Memories Of Pauley, The Duke And ‘T’
It was one of those emotional sports weekends for me, beginning with that final game at the soon-to-be renovated Pauley Pavilion.
To have it end the way it did, to have John Wooden’s great grandson, Tyler Trapani, be there, under the basket, to grab a missed shot and put in the final two points in the old building was surreal.
It was clearly an unforgettable final moment in UCLA’s most stirring victory of the year over Arizona.
You know, the easy way to explain it is to call it an extraordinary coincidence. But I’m sorry, this time it seems like more than that. This time it seems like the man whose overwhelming success prompted the building of Pauley somehow managed to work his magic once again.
To quote the greatest coach who ever lived, “Goodness gracious sakes alive,” what a wonderful way to have it all play out.
As one of the few who was on hand from the very beginning in Westwood, allow me to run a few of my favorite Pauley Pavilion highlights out there:
— Lew Alcindor’s debut on opening night at Pauley, when he and the best UCLA freshman team ever destroyed the two-time defending National Champion varsity and, many think, basically ruined their season before it even started.
— Alcindor’s varsity debut, with the hype going basically through the Pauley roof. All Lew did was score 56 points, dunking and swirling and demonstrating he was the most mobile big man ever. Alcindor and the Bruins went 30-0 that year and 88-2 over the next three, making it five national titles in six years for Wooden.
— Wooden’s first loss at Pauley — he only went 149-2 in the place — was the infamous slowdown game, brilliantly devised by USC coach Bob Boyd. The Trojans’ Ernie Powell won it, 46-44, with a jump shot at the buzzer. Wooden criticized the slowdown tactics in the days and months after, but many years later, in an interview for the book I wrote about him, he admitted if he had been playing against a center as dominant as Alcindor, he probably would have done the same thing.
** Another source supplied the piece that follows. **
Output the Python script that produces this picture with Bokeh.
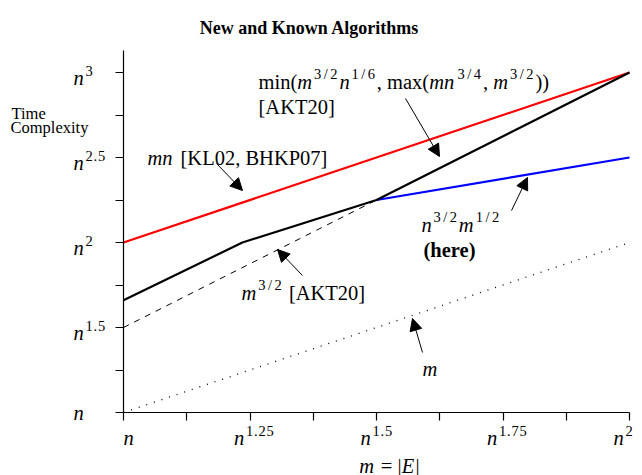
from bokeh.plotting import figure
from bokeh.models import Range1d, FixedTicker, Label, Arrow, NormalHead
from bokeh.embed import file_html
from bokeh.resources import INLINE

# ---------------- data (exponents of n: m = n^x, time = n^y) ----------------
x_ticks = [1.0, 1.25, 1.5, 1.75, 2.0]
x_tick_exps = ["", "1.25", "1.5", "1.75", "2"]
x_minor = [1.125, 1.375, 1.625, 1.875]
y_ticks = [1.0, 1.5, 2.0, 2.5, 3.0]
y_tick_exps = ["", "1.5", "2", "2.5", "3"]
y_minor = [1.25, 1.75, 2.25, 2.75]
x_bounds = (1.0, 2.0)
y_bounds = (1.0, 3.13)

mn_x = [1.0, 2.0]                    # mn [KL02, BHKP07]
mn_y = [2.0, 3.0]
akt_x = [1.0, 1.235, 1.5, 2.0]       # min(...) [AKT20]
akt_y = [1.66, 2.0, 2.25, 3.0]
here_x = [1.5, 2.0]                  # n^{3/2} m^{1/2} (here)
here_y = [2.25, 2.5]
m32_x = [1.0, 1.5]                   # m^{3/2} [AKT20]
m32_y = [1.5, 2.25]
m_x = [1.0, 2.0]                     # m
m_y = [1.0, 2.0]

FONT = "Liberation Serif"
MAIN = 20.5
SUP = 14.5

# Times-compatible advance widths (per 1000 em)
REG = {' ': 250, '(': 333, ')': 333, ',': 250, '.': 250, '/': 278, '=': 564,
       '[': 333, ']': 333, '|': 200, 'A': 722, 'B': 667, 'E': 611, 'H': 722,
       'K': 722, 'L': 611, 'P': 556, 'T': 611, 'a': 444, 'e': 444, 'h': 500,
       'i': 278, 'm': 778, 'n': 500, 'r': 333, 'x': 500, 'C': 667, 'o': 500,
       'p': 500, 'l': 278, 't': 278, 'y': 500}
IT = {'m': 800, 'n': 560, 'E': 680, ' ': 250}          # math italic, a bit wider
BOLD = {'(': 333, ')': 333, 'h': 556, 'e': 444, 'r': 444}
SUPW = {'/': 560, '.': 300}                            # superscript cells (digits 560)


def px2x(px):
    return 1 + (px - 123) / 506.0


def px2y(py):
    return 1 + (412 - py) / 170.0


p = figure(width=642, height=475,
           x_range=Range1d(px2x(0), px2x(642)), y_range=Range1d(px2y(475), px2y(0)),
           min_border=0, min_border_left=0, min_border_right=0, min_border_top=0,
           min_border_bottom=0, toolbar_location=None, output_backend="svg")
p.outline_line_color = None
p.xgrid.visible = False
p.ygrid.visible = False
p.background_fill_color = "white"
p.border_fill_color = "white"

for ax, ticks, bounds in ((p.xaxis, x_ticks + x_minor, x_bounds),
                          (p.yaxis, y_ticks + y_minor, y_bounds)):
    ax.fixed_location = 1.0
    ax.bounds = bounds
    ax.ticker = FixedTicker(ticks=sorted(ticks))
    ax.major_label_text_color = None
    ax.major_tick_in = 0
    ax.major_tick_out = 8
    ax.minor_tick_line_color = None
    ax.axis_line_color = "black"
    ax.major_tick_line_color = "black"
    ax.axis_line_width = 1.2
    ax.major_tick_line_width = 1.2

p.line(m_x, m_y, line_color="black", line_width=1.3, line_dash="1 7")
p.line(m32_x, m32_y, line_color="black", line_width=1, line_dash="6 6")
p.line(mn_x, mn_y, line_color="#ff0000", line_width=2.2)
p.line(here_x, here_y, line_color="#0000ff", line_width=2.2)
p.line(akt_x, akt_y, line_color="black", line_width=2.2)


def _lab(x, y, xo, yo, text, style, size):
    p.add_layout(Label(x=x, y=y, x_offset=xo, y_offset=yo, text=text,
                       text_font=FONT, text_font_style=style,
                       text_font_size=f"{size}px", text_baseline="alphabetic",
                       text_align="left", text_color="black"))


def run_width(text, style, size):
    if style == "sup":
        return sum(SUPW.get(c, 560) for c in text) / 1000.0 * size + 1.5
    tab = IT if style == "italic" else BOLD if style == "bold" else REG
    return sum(tab.get(c, REG.get(c, 500)) for c in text) / 1000.0 * size


def runs(x, y, items, x_off=0.0, y_off=0.0, center=False):
    off = x_off
    if center:
        off -= sum(run_width(t, s, z) for t, s, z, r in items) / 2.0
    for text, style, size, rise in items:
        if not text:
            continue
        if style == "sup":
            for c in text:
                cell = SUPW.get(c, 560) / 1000.0 * size
                act = REG.get(c, 500) / 1000.0 * size
                _lab(x, y, off + (cell - act) / 2.0, y_off + rise, c, "normal", size)
                off += cell
            off += 1.5
            continue
        lead = len(text) - len(text.lstrip())
        off += run_width(text[:lead], style, size)
        body = text.strip()
        if body:
            _lab(x, y, off, y_off + rise, body, style, size)
        off += run_width(text[lead:], style, size)


N = "normal"
I = "italic"
B = "bold"
S = "sup"

# tick labels
for xv, e in zip(x_ticks, x_tick_exps):
    xo = 0 if e == "" else -16
    runs(xv, 1.0, [("n", I, MAIN, 0), (e, S, SUP, 7)], x_off=xo, y_off=-25)
for yv, e in zip(y_ticks, y_tick_exps):
    yo = 0 if e == "" else -5
    runs(1.0, yv, [("n", I, MAIN, 0), (e, S, SUP, 7)], x_off=-50, y_off=yo)

# title
p.add_layout(Label(x=px2x(309), y=px2y(27), text="New and Known Algorithms",
                   text_font=FONT, text_font_style="bold", text_font_size="18px",
                   text_align="center", text_baseline="alphabetic", text_color="black"))
# axis titles
runs(px2x(11), px2y(113), [("Time", N, 16.5, 0)])
runs(px2x(10), px2y(127), [("Complexity", N, 16.5, 0)])
runs(px2x(389), px2y(465), [("m", I, MAIN, 0), (" =", N, MAIN, 0), (" |", N, MAIN, 0),
                            ("E", I, MAIN, 0), ("|", N, MAIN, 0)], center=True)

# annotations
runs(px2x(258), px2y(81), [("min(", N, MAIN, 0), ("m", I, MAIN, 0), ("3/2", S, SUP, 8),
                           ("n", I, MAIN, 0), ("1/6", S, SUP, 8), (",", N, MAIN, 0),
                           (" max(", N, MAIN, 0),
                           ("mn", I, MAIN, 0), ("3/4", S, SUP, 8), (",", N, MAIN, 0),
                           (" ", N, MAIN, 0),
                           ("m", I, MAIN, 0), ("3/2", S, SUP, 8), ("))", N, MAIN, 0)])
runs(px2x(258), px2y(106), [("[AKT20]", N, MAIN, 0)])
runs(px2x(147), px2y(157), [("mn", I, MAIN, 0), (" [KL02, BHKP07]", N, MAIN, 0)])
runs(px2x(241), px2y(292), [("m", I, MAIN, 0), ("3/2", S, SUP, 8), (" [AKT20]", N, MAIN, 0)])
runs(px2x(421), px2y(224), [("n", I, MAIN, 0), ("3/2", S, SUP, 8), ("m", I, MAIN, 0),
                            ("1/2", S, SUP, 8)])
runs(px2x(423), px2y(249), [("(here)", B, MAIN, 0)])
runs(px2x(422), px2y(368), [("m", I, MAIN, 0)])

arrows = [((405, 98), (439, 156)), ((216, 163), (242, 190)), ((302, 275), (277, 249)),
          ((511, 210), (527, 177)), ((422, 352), (412, 318))]
for (sx, sy), (ex, ey) in arrows:
    p.add_layout(Arrow(x_start=px2x(sx), y_start=px2y(sy), x_end=px2x(ex), y_end=px2y(ey),
                       line_width=1, line_color="black",
                       end=NormalHead(size=12, fill_color="black", line_color="black")))

open("out.html", "w").write(file_html(p, INLINE))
— The debut of The Walton Gang. Many thought the Bruins dynasty was over after Alcindor and then Sidney Wicks, Curtis Rowe and Co. left. But they hadn’t seen the gifted, young redhead from San Diego who played the game with more enthusiasm than any of them. No one fully believed Walton, Keith Wilkes, Greg Lee et. al were the real thing until highly-ranked Ohio State came to Pauley in early 1971. The Walton Gang blew them away, 79-53, and proceeded to go 30-0 and win yet another National Championship for Wooden.
I could go on and on, but you get the idea. Pauley was the Taj Mahal of college basketball in its day. They can tear down part of it on the way to the $100 million facelift it badly needs after 46 years, but they can never erase those wonderful memories.
Especially after what might have been the best one of all. Wooden’s great grandson being there at the right spot, at the precise moment, to make that final shot.
It is always tough to lose one of your boyhood heroes, and one of mine died Sunday.
Duke Snider was the center fielder and best power hitter on my favorite team growing up, the Brooklyn Dodgers. It was Jackie Robinson who first attracted me to baseball and sports, with his spirit and his courage. But as Jackie’s skills began to fade, Duke became my guy.
“Mickey, Willie and The Duke,” is the way the great Terry Cashman song goes, and in New York at the time, they had Mantle, Mays and Snider, the holy trinity of center fielders. Willie and Mickey were more glamorous, but The Duke was right there with them. He could hit, field and throw, and he put up some huge numbers playing in Ebbets Field.
I was 3,000 miles away, following them in L.A., checking the box scores faithfully every day, then practically becoming delirious when a) the Dodgers finally won the World Series in 1955, and b) it was announced three years later that they were moving here.
Snider came with them, but he wasn’t the same player. And whatever was left of that marvelous power was sucked out of him by the absurd dimensions of the L.A. Coliseum, where it was about 450 feet to the right center field fence. Nobody hit more long outs in the first couple of seasons for the L.A. Dodgers than Snider.
Years later, one of my bigger thrills was getting the opportunity to interview Snider, by then a Hall of Famer, one-on-one at Dodger Stadium. I was happy to discover he was as warm and classy as he was talented back in his playing days.
Too bad he didn’t get a chance to perform in this era. The Duke would have been treated like a King.
The other sad note of the weekend for me was to learn of the death of Ted Tajima, my first journalism teacher at Alhambra High.
“T,” we called him, and he had this deep, baritone voice and a kind, patient demeanor. I remember telling him of my dream to become a sports writer some day, and he was always encouraging, always upbeat about it.
He laid the foundation for me, teaching me the principles, stressing accuracy and balance in your work and to make sure you present all sides of the story. He was also the first one to give me my own column. “Line Dives,” I called it. I know, it sounds hokey now, but believe me, it was something I cherished.
Tajima is one of the main reasons I was able to spend 42 years working at a job I loved. I will always be grateful.
He was a great teacher and an even greater man.